Exercise requirements -> Restate each line word for word. Leave out every picture.

Given data ->
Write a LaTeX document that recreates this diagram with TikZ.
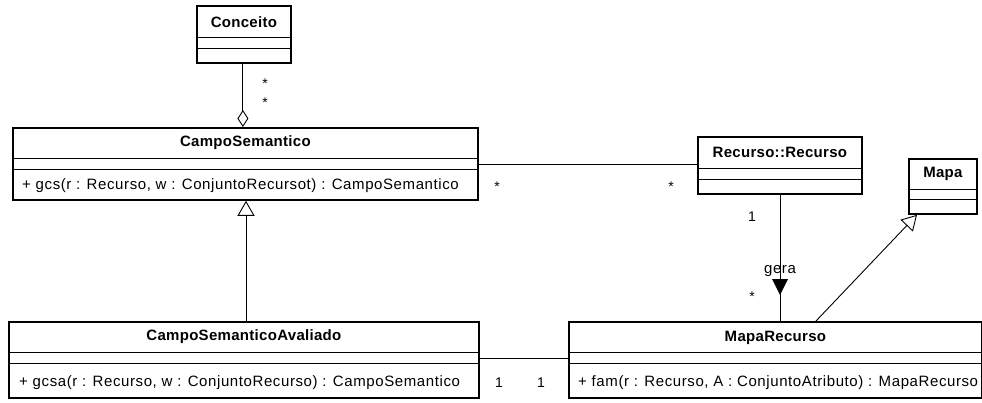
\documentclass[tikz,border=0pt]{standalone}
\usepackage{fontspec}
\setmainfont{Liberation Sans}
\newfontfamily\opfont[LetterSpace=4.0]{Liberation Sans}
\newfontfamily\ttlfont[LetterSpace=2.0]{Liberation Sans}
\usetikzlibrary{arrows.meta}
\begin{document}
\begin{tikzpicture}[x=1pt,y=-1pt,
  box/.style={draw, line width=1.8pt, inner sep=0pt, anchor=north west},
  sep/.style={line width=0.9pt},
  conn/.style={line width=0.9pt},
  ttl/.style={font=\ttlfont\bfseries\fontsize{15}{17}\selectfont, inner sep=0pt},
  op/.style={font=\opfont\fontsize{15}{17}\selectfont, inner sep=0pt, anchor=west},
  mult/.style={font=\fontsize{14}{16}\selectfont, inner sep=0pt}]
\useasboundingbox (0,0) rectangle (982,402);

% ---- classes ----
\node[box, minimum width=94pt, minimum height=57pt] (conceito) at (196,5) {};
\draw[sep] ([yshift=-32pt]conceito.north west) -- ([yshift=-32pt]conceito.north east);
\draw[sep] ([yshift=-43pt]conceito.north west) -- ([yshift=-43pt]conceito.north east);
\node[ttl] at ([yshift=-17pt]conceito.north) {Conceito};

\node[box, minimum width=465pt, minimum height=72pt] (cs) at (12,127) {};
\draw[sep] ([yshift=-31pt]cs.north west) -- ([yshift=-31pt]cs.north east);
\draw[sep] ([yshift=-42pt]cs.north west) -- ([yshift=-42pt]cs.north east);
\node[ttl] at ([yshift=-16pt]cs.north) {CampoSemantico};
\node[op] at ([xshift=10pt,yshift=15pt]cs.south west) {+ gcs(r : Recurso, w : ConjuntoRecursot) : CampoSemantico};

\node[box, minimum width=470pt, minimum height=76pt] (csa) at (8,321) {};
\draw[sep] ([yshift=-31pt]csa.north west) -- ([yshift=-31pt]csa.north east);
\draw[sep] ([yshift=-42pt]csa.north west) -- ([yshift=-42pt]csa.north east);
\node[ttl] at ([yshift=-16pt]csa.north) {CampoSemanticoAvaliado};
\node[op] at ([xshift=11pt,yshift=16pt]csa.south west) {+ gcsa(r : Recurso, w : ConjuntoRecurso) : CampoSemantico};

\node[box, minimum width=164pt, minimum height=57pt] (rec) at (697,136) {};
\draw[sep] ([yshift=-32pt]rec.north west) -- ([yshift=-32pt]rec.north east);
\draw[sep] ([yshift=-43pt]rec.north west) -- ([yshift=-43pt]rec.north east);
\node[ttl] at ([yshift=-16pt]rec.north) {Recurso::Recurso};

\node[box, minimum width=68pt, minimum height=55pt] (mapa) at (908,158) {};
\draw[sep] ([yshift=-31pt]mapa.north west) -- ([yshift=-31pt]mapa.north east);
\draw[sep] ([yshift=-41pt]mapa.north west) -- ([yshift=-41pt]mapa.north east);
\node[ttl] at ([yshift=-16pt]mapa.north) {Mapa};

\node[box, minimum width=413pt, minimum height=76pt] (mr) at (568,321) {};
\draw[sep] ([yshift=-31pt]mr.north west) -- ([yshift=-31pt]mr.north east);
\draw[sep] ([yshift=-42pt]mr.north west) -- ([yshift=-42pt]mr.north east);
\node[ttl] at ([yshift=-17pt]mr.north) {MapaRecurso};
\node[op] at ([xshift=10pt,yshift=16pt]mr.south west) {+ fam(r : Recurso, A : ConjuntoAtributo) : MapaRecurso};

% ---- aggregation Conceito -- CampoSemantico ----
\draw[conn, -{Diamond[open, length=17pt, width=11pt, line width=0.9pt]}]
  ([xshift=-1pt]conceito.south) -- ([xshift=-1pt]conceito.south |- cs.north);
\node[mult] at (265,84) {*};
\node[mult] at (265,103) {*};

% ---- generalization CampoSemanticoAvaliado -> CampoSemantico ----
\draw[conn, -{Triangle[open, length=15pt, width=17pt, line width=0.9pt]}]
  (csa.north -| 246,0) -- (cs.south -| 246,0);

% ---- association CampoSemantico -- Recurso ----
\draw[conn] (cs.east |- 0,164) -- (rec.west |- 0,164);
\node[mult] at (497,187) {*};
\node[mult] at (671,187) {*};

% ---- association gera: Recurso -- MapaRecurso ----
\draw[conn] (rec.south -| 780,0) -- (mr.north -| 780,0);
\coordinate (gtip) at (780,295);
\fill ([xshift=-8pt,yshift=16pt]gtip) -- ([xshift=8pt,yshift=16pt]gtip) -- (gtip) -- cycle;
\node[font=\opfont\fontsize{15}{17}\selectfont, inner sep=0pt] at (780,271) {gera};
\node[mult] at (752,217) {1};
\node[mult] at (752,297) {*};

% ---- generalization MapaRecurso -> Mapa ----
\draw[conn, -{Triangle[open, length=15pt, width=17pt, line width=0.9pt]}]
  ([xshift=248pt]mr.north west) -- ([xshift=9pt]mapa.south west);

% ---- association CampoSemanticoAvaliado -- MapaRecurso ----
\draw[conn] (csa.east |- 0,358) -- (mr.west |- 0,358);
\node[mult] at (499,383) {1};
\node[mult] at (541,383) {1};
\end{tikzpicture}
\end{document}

Final answer ->
Write a LaTeX document that recreates this diagram with TikZ.
\documentclass[tikz,border=0pt]{standalone}
\usepackage{fontspec}
\setmainfont{Liberation Sans}
\newfontfamily\opfont[LetterSpace=4.0]{Liberation Sans}
\newfontfamily\ttlfont[LetterSpace=2.0]{Liberation Sans}
\usetikzlibrary{arrows.meta}
\begin{document}
\begin{tikzpicture}[x=1pt,y=-1pt,
  box/.style={draw, line width=1.8pt, inner sep=0pt, anchor=north west},
  sep/.style={line width=0.9pt},
  conn/.style={line width=0.9pt},
  ttl/.style={font=\ttlfont\bfseries\fontsize{15}{17}\selectfont, inner sep=0pt},
  op/.style={font=\opfont\fontsize{15}{17}\selectfont, inner sep=0pt, anchor=west},
  mult/.style={font=\fontsize{14}{16}\selectfont, inner sep=0pt}]
\useasboundingbox (0,0) rectangle (982,402);

% ---- classes ----
\node[box, minimum width=94pt, minimum height=57pt] (conceito) at (196,5) {};
\draw[sep] ([yshift=-32pt]conceito.north west) -- ([yshift=-32pt]conceito.north east);
\draw[sep] ([yshift=-43pt]conceito.north west) -- ([yshift=-43pt]conceito.north east);
\node[ttl] at ([yshift=-17pt]conceito.north) {Conceito};

\node[box, minimum width=465pt, minimum height=72pt] (cs) at (12,127) {};
\draw[sep] ([yshift=-31pt]cs.north west) -- ([yshift=-31pt]cs.north east);
\draw[sep] ([yshift=-42pt]cs.north west) -- ([yshift=-42pt]cs.north east);
\node[ttl] at ([yshift=-16pt]cs.north) {CampoSemantico};
\node[op] at ([xshift=10pt,yshift=15pt]cs.south west) {+ gcs(r : Recurso, w : ConjuntoRecursot) : CampoSemantico};

\node[box, minimum width=470pt, minimum height=76pt] (csa) at (8,321) {};
\draw[sep] ([yshift=-31pt]csa.north west) -- ([yshift=-31pt]csa.north east);
\draw[sep] ([yshift=-42pt]csa.north west) -- ([yshift=-42pt]csa.north east);
\node[ttl] at ([yshift=-16pt]csa.north) {CampoSemanticoAvaliado};
\node[op] at ([xshift=11pt,yshift=16pt]csa.south west) {+ gcsa(r : Recurso, w : ConjuntoRecurso) : CampoSemantico};

\node[box, minimum width=164pt, minimum height=57pt] (rec) at (697,136) {};
\draw[sep] ([yshift=-32pt]rec.north west) -- ([yshift=-32pt]rec.north east);
\draw[sep] ([yshift=-43pt]rec.north west) -- ([yshift=-43pt]rec.north east);
\node[ttl] at ([yshift=-16pt]rec.north) {Recurso::Recurso};

\node[box, minimum width=68pt, minimum height=55pt] (mapa) at (908,158) {};
\draw[sep] ([yshift=-31pt]mapa.north west) -- ([yshift=-31pt]mapa.north east);
\draw[sep] ([yshift=-41pt]mapa.north west) -- ([yshift=-41pt]mapa.north east);
\node[ttl] at ([yshift=-16pt]mapa.north) {Mapa};

\node[box, minimum width=413pt, minimum height=76pt] (mr) at (568,321) {};
\draw[sep] ([yshift=-31pt]mr.north west) -- ([yshift=-31pt]mr.north east);
\draw[sep] ([yshift=-42pt]mr.north west) -- ([yshift=-42pt]mr.north east);
\node[ttl] at ([yshift=-17pt]mr.north) {MapaRecurso};
\node[op] at ([xshift=10pt,yshift=16pt]mr.south west) {+ fam(r : Recurso, A : ConjuntoAtributo) : MapaRecurso};

% ---- aggregation Conceito -- CampoSemantico ----
\draw[conn, -{Diamond[open, length=17pt, width=11pt, line width=0.9pt]}]
  ([xshift=-1pt]conceito.south) -- ([xshift=-1pt]conceito.south |- cs.north);
\node[mult] at (265,84) {*};
\node[mult] at (265,103) {*};

% ---- generalization CampoSemanticoAvaliado -> CampoSemantico ----
\draw[conn, -{Triangle[open, length=15pt, width=17pt, line width=0.9pt]}]
  (csa.north -| 246,0) -- (cs.south -| 246,0);

% ---- association CampoSemantico -- Recurso ----
\draw[conn] (cs.east |- 0,164) -- (rec.west |- 0,164);
\node[mult] at (497,187) {*};
\node[mult] at (671,187) {*};

% ---- association gera: Recurso -- MapaRecurso ----
\draw[conn] (rec.south -| 780,0) -- (mr.north -| 780,0);
\coordinate (gtip) at (780,295);
\fill ([xshift=-8pt,yshift=16pt]gtip) -- ([xshift=8pt,yshift=16pt]gtip) -- (gtip) -- cycle;
\node[font=\opfont\fontsize{15}{17}\selectfont, inner sep=0pt] at (780,271) {gera};
\node[mult] at (752,217) {1};
\node[mult] at (752,297) {*};

% ---- generalization MapaRecurso -> Mapa ----
\draw[conn, -{Triangle[open, length=15pt, width=17pt, line width=0.9pt]}]
  ([xshift=248pt]mr.north west) -- ([xshift=9pt]mapa.south west);

% ---- association CampoSemanticoAvaliado -- MapaRecurso ----
\draw[conn] (csa.east |- 0,358) -- (mr.west |- 0,358);
\node[mult] at (499,383) {1};
\node[mult] at (541,383) {1};
\end{tikzpicture}
\end{document}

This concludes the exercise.